TO BE DONE :: Copy the lines of the data below exactly, starting at the first and stopping after the line that contains "const DOWN = '#d63a10';"; include no pictures.

GIVEN INFORMATION ::
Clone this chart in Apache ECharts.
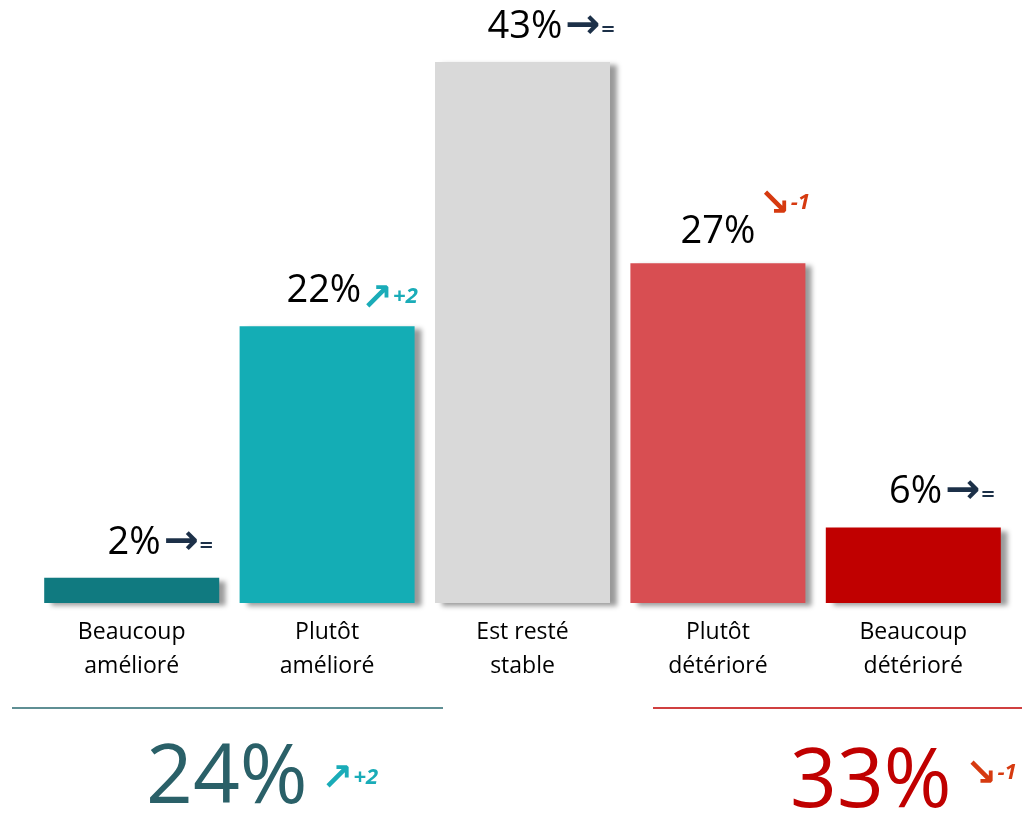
<!doctype html>
<html lang="fr">
<head>
    <meta charset="utf-8" />
    <title>Evolution</title>
    <script type="text/javascript" src="https://cdn.jsdelivr.net/npm/echarts@6.0.0/dist/echarts.min.js"></script>
    <style>
        html, body { margin: 0; padding: 0; background: #fff; }
        #chart { width: 1022px; height: 813px; }
    </style>
</head>
<body>
    <div id="chart"></div>
</body>
<script type="text/javascript">
    // data
    let categories = ['Beaucoup\namélioré', 'Plutôt\namélioré', 'Est resté\nstable', 'Plutôt\ndétérioré', 'Beaucoup\ndétérioré'];
    let values = [2, 22, 43, 27, 6];
    let trend = ['=', '+2', '=', '-1', '='];
    let barColors = ['#107a80', '#14adb5', '#d9d9d9', '#d84e52', '#c00000'];

    // group totals (improved / deteriorated) and their change
    let improved = values[0] + values[1];
    let worsened = values[3] + values[4];
    let improvedTrend = '+2';
    let worsenedTrend = '-1';

    const FONT = '"Open Sans", sans-serif';
    const ARROW_FONT = '"DejaVu Sans", sans-serif';
    const NAVY = '#1c3048';
    const UP = '#1aacb8';
    const DOWN = '#d63a10';

    let valueLabel = function (p) {
        let t = trend[p.dataIndex];
        let v = '{v|' + p.value + '%}';
        if (t === '=') {
            return '{sp| }' + v + '{gap| }{an|→}{eq|=}';
        }
        if (t.charAt(0) === '+') {
            return '{spu| }' + v + '{au|↗}{du|' + t + '}';
        }
        // falling: arrow sits above right of the value
        return '{sp2| }{ad|↘}{dd|' + t + '}\n' + v;
    };

    let richStyles = {
        v: { fontFamily: FONT, fontSize: 38, color: '#000', lineHeight: 40 },
        sp: { width: 58, lineHeight: 40 },
        spu: { width: 50, lineHeight: 40 },
        gap: { width: 3, lineHeight: 40 },
        an: { fontFamily: ARROW_FONT, fontWeight: 'bold', fontSize: 42, color: NAVY, lineHeight: 40 },
        eq: { fontFamily: ARROW_FONT, fontWeight: 'bold', fontSize: 18, color: NAVY, lineHeight: 40, padding: [6, 0, 0, 0] },
        au: { fontFamily: ARROW_FONT, fontWeight: 'bold', fontSize: 38, color: UP, lineHeight: 40, padding: [18, 0, 0, 0] },
        du: { fontFamily: FONT, fontWeight: 'bold', fontStyle: 'italic', fontSize: 22, color: UP, lineHeight: 40, padding: [12, 0, 0, 0] },
        sp2: { width: 133, lineHeight: 14 },
        ad: { fontFamily: ARROW_FONT, fontWeight: 'bold', fontSize: 38, color: DOWN, lineHeight: 14 },
        dd: { fontFamily: FONT, fontWeight: 'bold', fontStyle: 'italic', fontSize: 22, color: DOWN, lineHeight: 14, padding: [0, 0, 6, 0] }
    };

    let bars = values.map(function (v, i) {
        let item = { value: v, itemStyle: { color: barColors[i] } };
        if (trend[i].charAt(0) === '-') {
            item.label = { distance: 11 };
        }
        return item;
    });

    let bigText = function (total, change, color, arrow, arrowColor, raise) {
        return {
            text: '{t|' + total + '%}{g| }{a|' + arrow + '}{d|' + change + '}',
            rich: {
                t: { fontFamily: FONT, fontSize: 82, fill: color },
                g: { width: 14 },
                a: { fontFamily: ARROW_FONT, fontWeight: 'bold', fontSize: 38, fill: arrowColor, padding: [0, 0, raise, 0] },
                d: { fontFamily: FONT, fontWeight: 'bold', fontStyle: 'italic', fontSize: 22, fill: arrowColor, padding: [0, 0, raise + 4, 0] }
            }
        };
    };

    let chartDom = document.getElementById('chart');
    let myChart = echarts.init(chartDom, null, { renderer: 'canvas' });

    let option = {
        animation: false,
        backgroundColor: '#ffffff',
        grid: { left: 34, right: 11, top: 62, bottom: 210 },
        xAxis: {
            type: 'category',
            data: categories,
            axisLine: { show: false },
            axisTick: { show: false },
            axisLabel: {
                interval: 0,
                margin: 12,
                fontFamily: FONT,
                fontSize: 23,
                lineHeight: 34,
                color: '#000'
            }
        },
        yAxis: {
            type: 'value',
            min: 0,
            max: 43,
            show: false,
            splitLine: { show: false }
        },
        series: [{
            type: 'bar',
            barWidth: 175,
            data: bars,
            itemStyle: {
                shadowColor: 'rgba(0,0,0,0.4)',
                shadowBlur: 5,
                shadowOffsetX: 7,
                shadowOffsetY: 3
            },
            label: {
                show: true,
                position: 'top',
                distance: 15,
                formatter: valueLabel,
                rich: richStyles
            }
        }],
        graphic: [
            { type: 'line', shape: { x1: 12, y1: 708, x2: 443, y2: 708 }, style: { stroke: '#2a6a70', lineWidth: 1.5 } },
            { type: 'line', shape: { x1: 653, y1: 708, x2: 1022, y2: 708 }, style: { stroke: '#c00000', lineWidth: 1.5 } },
            { type: 'text', left: 146, top: 739, style: bigText(improved, improvedTrend, '#2a6068', '↗', UP, 0) },
            { type: 'text', left: 790, top: 743, style: bigText(worsened, worsenedTrend, '#c00000', '↘', DOWN, 18) }
        ]
    };

    myChart.setOption(option);
</script>
</html>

WRITTEN SOLUTION ::
Clone this chart in Apache ECharts.
<!doctype html>
<html lang="fr">
<head>
    <meta charset="utf-8" />
    <title>Evolution</title>
    <script type="text/javascript" src="https://cdn.jsdelivr.net/npm/echarts@6.0.0/dist/echarts.min.js"></script>
    <style>
        html, body { margin: 0; padding: 0; background: #fff; }
        #chart { width: 1022px; height: 813px; }
    </style>
</head>
<body>
    <div id="chart"></div>
</body>
<script type="text/javascript">
    // data
    let categories = ['Beaucoup\namélioré', 'Plutôt\namélioré', 'Est resté\nstable', 'Plutôt\ndétérioré', 'Beaucoup\ndétérioré'];
    let values = [2, 22, 43, 27, 6];
    let trend = ['=', '+2', '=', '-1', '='];
    let barColors = ['#107a80', '#14adb5', '#d9d9d9', '#d84e52', '#c00000'];

    // group totals (improved / deteriorated) and their change
    let improved = values[0] + values[1];
    let worsened = values[3] + values[4];
    let improvedTrend = '+2';
    let worsenedTrend = '-1';

    const FONT = '"Open Sans", sans-serif';
    const ARROW_FONT = '"DejaVu Sans", sans-serif';
    const NAVY = '#1c3048';
    const UP = '#1aacb8';
    const DOWN = '#d63a10';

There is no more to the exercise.